WORK TO BE COMPLETED: Transcribe all the records exactly and omit any images they hold.

GIVEN RECORDS:
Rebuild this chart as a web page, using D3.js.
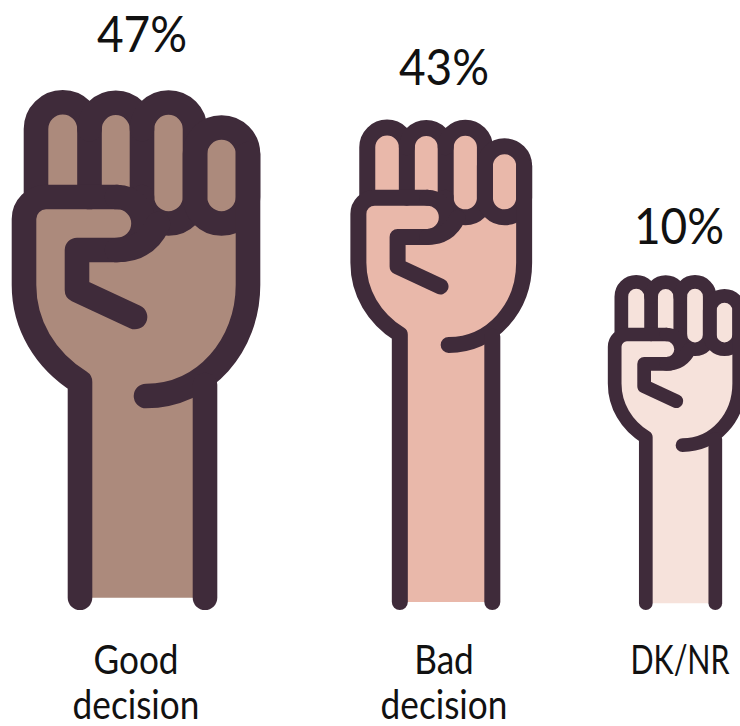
<!DOCTYPE html>
<html>
<head>
<meta charset="utf-8">
<script src="https://cdn.jsdelivr.net/npm/d3@7"></script>
<style>
  html, body { margin: 0; padding: 0; background: #fff; }
  svg { display: block; }
  text { font-family: Lato, "Open Sans", sans-serif; fill: #111; }
</style>
</head>
<body>
<div id="chart"></div>
<script>
// values
const categories = ["Good decision", "Bad decision", "DK/NR"];
const shares = [47, 43, 10];
const shareLabels = ["47%", "43%", "10%"];
const labelLines = [["Good", "decision"], ["Bad", "decision"], ["DK/NR"]];

const width = 740, height = 726;
const ink = "#3f2b3a";
const armBottom = 610; // outer end of the round caps

const svg = d3.select("#chart").append("svg")
  .attr("width", width)
  .attr("height", height);

// pictogram scales, not proportional in the original so they are piecewise
const topY = d3.scaleLinear().domain([10, 43, 47]).range([275, 118.5, 90]);
const size = d3.scaleLinear().domain([10, 43, 47]).range([0.556, 0.74, 1]);
const strokePx = d3.scaleLinear().domain([10, 43, 47]).range([13.7, 16, 24.6]);
const leftX = d3.scaleOrdinal().domain(categories).range([12, 349.5, 608]);
const labelX = d3.scaleOrdinal().domain(categories).range([136, 444, 680]);
const labelSqueeze = d3.scaleOrdinal().domain(categories).range([0.88, 0.88, 0.76]);
const valueX = d3.scaleOrdinal().domain(categories).range([142, 444, 679]);
const color = d3.scaleOrdinal().domain(categories).range(["#ac8a7c", "#e9b8aa", "#f6e2db"]);

// the fist is drawn once at full size, its left/top outer edge sits at (12, 90)
function drawFist(g, armEnd, fill, lineWidth) {
  // skin
  g.append("path")
    .attr("fill", fill)
    .attr("d", "M36 129 A27 27 0 0 1 89.5 129 A26.5 26.5 0 0 1 142 129 A26.5 26.5 0 0 1 195 129 "
      + "V154 A26.5 26.5 0 0 1 248 154 V285 C248 340 225 360 205 376 V" + armEnd + " H80 V382 "
      + "C45 360 24 325 24 285 V219 A22 22 0 0 1 36 197 Z");

  const lines = g.append("g")
    .attr("fill", "none")
    .attr("stroke", ink)
    .attr("stroke-width", lineWidth)
    .attr("stroke-linecap", "round")
    .attr("stroke-linejoin", "round");

  const paths = [
    // fingers
    "M36 197 V129 A26.75 26.75 0 0 1 89.5 129 V197",
    "M89.5 129 A26.25 26.25 0 0 1 142 129 V197",
    "M142 129 A26.5 26.5 0 0 1 195 129 V197 A26.5 26.5 0 0 1 142 197",
    "M195 154 A26.5 26.5 0 0 1 248 154 V197 A26.5 26.5 0 0 1 195 197 Z",
    // palm outer edge and left arm
    "M117 197 H46 A22 22 0 0 0 24 219 V285 C24 325 45 360 80 382 V" + armEnd,
    // right side of the hand and cuff curve
    "M248 154 V285 C248 345 205 396 146 396",
    "M205 385 V" + armEnd,
    // thumb
    "M117 197 A26.5 26.5 0 0 1 117 250 H77 V290 L135 317",
    "M117 250 Q146 250 158 224"
  ];
  paths.forEach(d => lines.append("path").attr("d", d));
}

categories.forEach((c, i) => {
  const s = size(shares[i]);
  const w = strokePx(shares[i]);
  const tx = leftX(c) - 12 * s;
  const ty = topY(shares[i]) - 90 * s;
  const g = svg.append("g").attr("transform", `translate(${tx},${ty}) scale(${s})`);
  drawFist(g, (armBottom - w / 2 - ty) / s, color(c), w / s);
});

// value labels
const valueBase = d3.scaleLinear().domain([10, 43, 47]).range([244, 85, 52]);
svg.selectAll("text.value")
  .data(categories)
  .enter().append("text")
  .attr("class", "value")
  .attr("text-anchor", "middle")
  .attr("font-size", 50)
  .attr("transform", (c, i) => `translate(${valueX(c)},${valueBase(shares[i])}) scale(0.92,1)`)
  .text((c, i) => shareLabels[i]);

// category labels
categories.forEach((c, i) => {
  labelLines[i].forEach((line, j) => {
    svg.append("text")
      .attr("text-anchor", "middle")
      .attr("font-size", 40)
      .attr("transform", `translate(${labelX(c)},${674 + j * 44.5}) scale(${labelSqueeze(c)},1)`)
      .text(line);
  });
});
</script>
</body>
</html>
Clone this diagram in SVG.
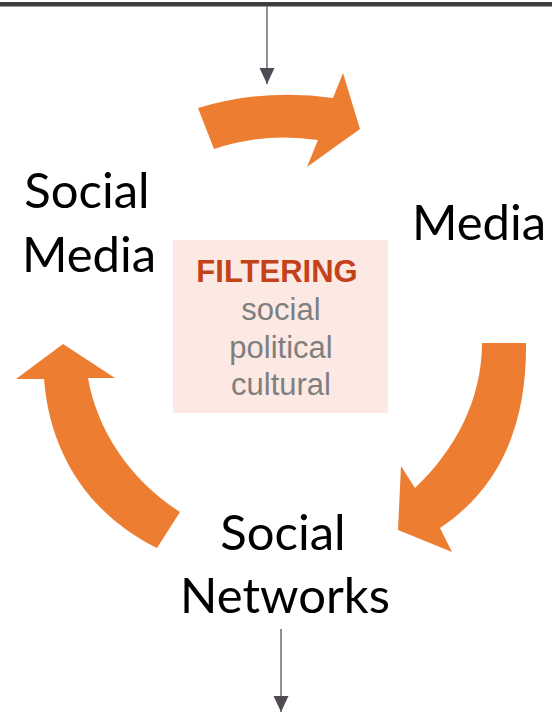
<svg xmlns="http://www.w3.org/2000/svg" width="552" height="712" viewBox="0 0 552 712">
  <style>
    .label { font-family: Lato, "Liberation Sans", sans-serif; font-size: 49px; fill: #000; text-anchor: middle; }
    .cycle { fill: #ED7D31; }
    .flow { stroke: #77737a; stroke-width: 1.6; fill: none; marker-end: url(#head); }
    .filter-title { font-family: "Liberation Sans", Arial, sans-serif; font-size: 31px; font-weight: bold; fill: #C4421A; text-anchor: middle; }
    .filter-item { font-family: "Liberation Sans", Arial, sans-serif; font-size: 31px; fill: #7F7F7F; text-anchor: middle; }
  </style>
  <defs>
    <!-- filled triangular head, drawn pointing along +x so orient="auto" follows the line -->
    <marker id="head" markerUnits="userSpaceOnUse" markerWidth="16" markerHeight="16" viewBox="0 0 16 16" refX="16" refY="8" orient="auto">
      <path d="M0,0.5 L16,8 L0,15.5 Z" fill="#514b55"/>
    </marker>
  </defs>

  <rect x="0" y="2" width="552" height="4.5" fill="#3d3c3f"/>

  <g id="connectors">
    <line class="flow" x1="267" y1="6" x2="267" y2="84"/>
    <line class="flow" x1="281" y1="629" x2="281" y2="712"/>
    <path id="arrow-top" class="cycle" d="M198,108 Q265,88 333,98 L343,73 L360,129 L307,167 L318,140 Q265,132 214,149 Z"/>
    <path id="arrow-right" class="cycle" d="M482,343 L526,343 C527,425 500,488 440,528 L452,552 L398,530 L401,466 L415,488 C455,450 482,400 482,343 Z"/>
    <path id="arrow-left" class="cycle" d="M63,344 L115,378 L88,378 C97,430 130,480 180,512 L157,548 C90,515 50,455 44,379 L16,379 Z"/>
  </g>

  <g id="filtering">
    <rect x="173" y="240" width="215" height="173" fill="#FCE9E3"/>
    <text class="filter-title" x="277" y="282">FILTERING</text>
    <text class="filter-item" x="281" y="320">social</text>
    <text class="filter-item" x="281" y="358">political</text>
    <text class="filter-item" x="281" y="395">cultural</text>
  </g>

  <g id="social-media">
    <text class="label" x="87" y="208">Social</text>
    <text class="label" x="89" y="272">Media</text>
  </g>

  <g id="media">
    <text class="label" x="479" y="240">Media</text>
  </g>

  <g id="social-networks">
    <text class="label" x="283" y="550">Social</text>
    <text class="label" x="285" y="613">Networks</text>
  </g>
</svg>
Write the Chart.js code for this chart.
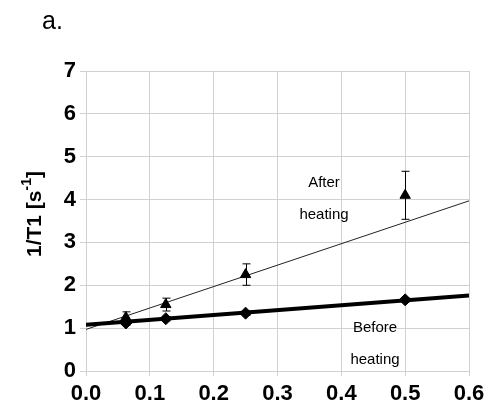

REPLY TO THE EXERCISE:
Rebuild this chart as a web page, using D3.js.
<!DOCTYPE html>
<html>
<head>
<meta charset="utf-8">
<script src="https://cdn.jsdelivr.net/npm/d3@7"></script>
<style>
  html, body { margin: 0; padding: 0; background: #fff; }
  svg { display: block; }
  text { font-family: Lato, "Open Sans", sans-serif; fill: #111; }
</style>
</head>
<body>
<div id="chart"></div>
<script>
// values
const categories = ["Good decision", "Bad decision", "DK/NR"];
const shares = [47, 43, 10];
const shareLabels = ["47%", "43%", "10%"];
const labelLines = [["Good", "decision"], ["Bad", "decision"], ["DK/NR"]];

const width = 740, height = 726;
const ink = "#3f2b3a";
const armBottom = 610; // outer end of the round caps

const svg = d3.select("#chart").append("svg")
  .attr("width", width)
  .attr("height", height);

// pictogram scales, not proportional in the original so they are piecewise
const topY = d3.scaleLinear().domain([10, 43, 47]).range([275, 118.5, 90]);
const size = d3.scaleLinear().domain([10, 43, 47]).range([0.556, 0.74, 1]);
const strokePx = d3.scaleLinear().domain([10, 43, 47]).range([13.7, 16, 24.6]);
const leftX = d3.scaleOrdinal().domain(categories).range([12, 349.5, 608]);
const labelX = d3.scaleOrdinal().domain(categories).range([136, 444, 680]);
const labelSqueeze = d3.scaleOrdinal().domain(categories).range([0.88, 0.88, 0.76]);
const valueX = d3.scaleOrdinal().domain(categories).range([142, 444, 679]);
const color = d3.scaleOrdinal().domain(categories).range(["#ac8a7c", "#e9b8aa", "#f6e2db"]);

// the fist is drawn once at full size, its left/top outer edge sits at (12, 90)
function drawFist(g, armEnd, fill, lineWidth) {
  // skin
  g.append("path")
    .attr("fill", fill)
    .attr("d", "M36 129 A27 27 0 0 1 89.5 129 A26.5 26.5 0 0 1 142 129 A26.5 26.5 0 0 1 195 129 "
      + "V154 A26.5 26.5 0 0 1 248 154 V285 C248 340 225 360 205 376 V" + armEnd + " H80 V382 "
      + "C45 360 24 325 24 285 V219 A22 22 0 0 1 36 197 Z");

  const lines = g.append("g")
    .attr("fill", "none")
    .attr("stroke", ink)
    .attr("stroke-width", lineWidth)
    .attr("stroke-linecap", "round")
    .attr("stroke-linejoin", "round");

  const paths = [
    // fingers
    "M36 197 V129 A26.75 26.75 0 0 1 89.5 129 V197",
    "M89.5 129 A26.25 26.25 0 0 1 142 129 V197",
    "M142 129 A26.5 26.5 0 0 1 195 129 V197 A26.5 26.5 0 0 1 142 197",
    "M195 154 A26.5 26.5 0 0 1 248 154 V197 A26.5 26.5 0 0 1 195 197 Z",
    // palm outer edge and left arm
    "M117 197 H46 A22 22 0 0 0 24 219 V285 C24 325 45 360 80 382 V" + armEnd,
    // right side of the hand and cuff curve
    "M248 154 V285 C248 345 205 396 146 396",
    "M205 385 V" + armEnd,
    // thumb
    "M117 197 A26.5 26.5 0 0 1 117 250 H77 V290 L135 317",
    "M117 250 Q146 250 158 224"
  ];
  paths.forEach(d => lines.append("path").attr("d", d));
}

categories.forEach((c, i) => {
  const s = size(shares[i]);
  const w = strokePx(shares[i]);
  const tx = leftX(c) - 12 * s;
  const ty = topY(shares[i]) - 90 * s;
  const g = svg.append("g").attr("transform", `translate(${tx},${ty}) scale(${s})`);
  drawFist(g, (armBottom - w / 2 - ty) / s, color(c), w / s);
});

// value labels
const valueBase = d3.scaleLinear().domain([10, 43, 47]).range([244, 85, 52]);
svg.selectAll("text.value")
  .data(categories)
  .enter().append("text")
  .attr("class", "value")
  .attr("text-anchor", "middle")
  .attr("font-size", 50)
  .attr("transform", (c, i) => `translate(${valueX(c)},${valueBase(shares[i])}) scale(0.92,1)`)
  .text((c, i) => shareLabels[i]);

// category labels
categories.forEach((c, i) => {
  labelLines[i].forEach((line, j) => {
    svg.append("text")
      .attr("text-anchor", "middle")
      .attr("font-size", 40)
      .attr("transform", `translate(${labelX(c)},${674 + j * 44.5}) scale(${labelSqueeze(c)},1)`)
      .text(line);
  });
});
</script>
</body>
</html>
Clone this diagram in SVG.
<svg xmlns="http://www.w3.org/2000/svg" width="552" height="712" viewBox="0 0 552 712">
  <style>
    .label { font-family: Lato, "Liberation Sans", sans-serif; font-size: 49px; fill: #000; text-anchor: middle; }
    .cycle { fill: #ED7D31; }
    .flow { stroke: #77737a; stroke-width: 1.6; fill: none; marker-end: url(#head); }
    .filter-title { font-family: "Liberation Sans", Arial, sans-serif; font-size: 31px; font-weight: bold; fill: #C4421A; text-anchor: middle; }
    .filter-item { font-family: "Liberation Sans", Arial, sans-serif; font-size: 31px; fill: #7F7F7F; text-anchor: middle; }
  </style>
  <defs>
    <!-- filled triangular head, drawn pointing along +x so orient="auto" follows the line -->
    <marker id="head" markerUnits="userSpaceOnUse" markerWidth="16" markerHeight="16" viewBox="0 0 16 16" refX="16" refY="8" orient="auto">
      <path d="M0,0.5 L16,8 L0,15.5 Z" fill="#514b55"/>
    </marker>
  </defs>

  <rect x="0" y="2" width="552" height="4.5" fill="#3d3c3f"/>

  <g id="connectors">
    <line class="flow" x1="267" y1="6" x2="267" y2="84"/>
    <line class="flow" x1="281" y1="629" x2="281" y2="712"/>
    <path id="arrow-top" class="cycle" d="M198,108 Q265,88 333,98 L343,73 L360,129 L307,167 L318,140 Q265,132 214,149 Z"/>
    <path id="arrow-right" class="cycle" d="M482,343 L526,343 C527,425 500,488 440,528 L452,552 L398,530 L401,466 L415,488 C455,450 482,400 482,343 Z"/>
    <path id="arrow-left" class="cycle" d="M63,344 L115,378 L88,378 C97,430 130,480 180,512 L157,548 C90,515 50,455 44,379 L16,379 Z"/>
  </g>

  <g id="filtering">
    <rect x="173" y="240" width="215" height="173" fill="#FCE9E3"/>
    <text class="filter-title" x="277" y="282">FILTERING</text>
    <text class="filter-item" x="281" y="320">social</text>
    <text class="filter-item" x="281" y="358">political</text>
    <text class="filter-item" x="281" y="395">cultural</text>
  </g>

  <g id="social-media">
    <text class="label" x="87" y="208">Social</text>
    <text class="label" x="89" y="272">Media</text>
  </g>

  <g id="media">
    <text class="label" x="479" y="240">Media</text>
  </g>

  <g id="social-networks">
    <text class="label" x="283" y="550">Social</text>
    <text class="label" x="285" y="613">Networks</text>
  </g>
</svg>
Write the Chart.js code for this chart.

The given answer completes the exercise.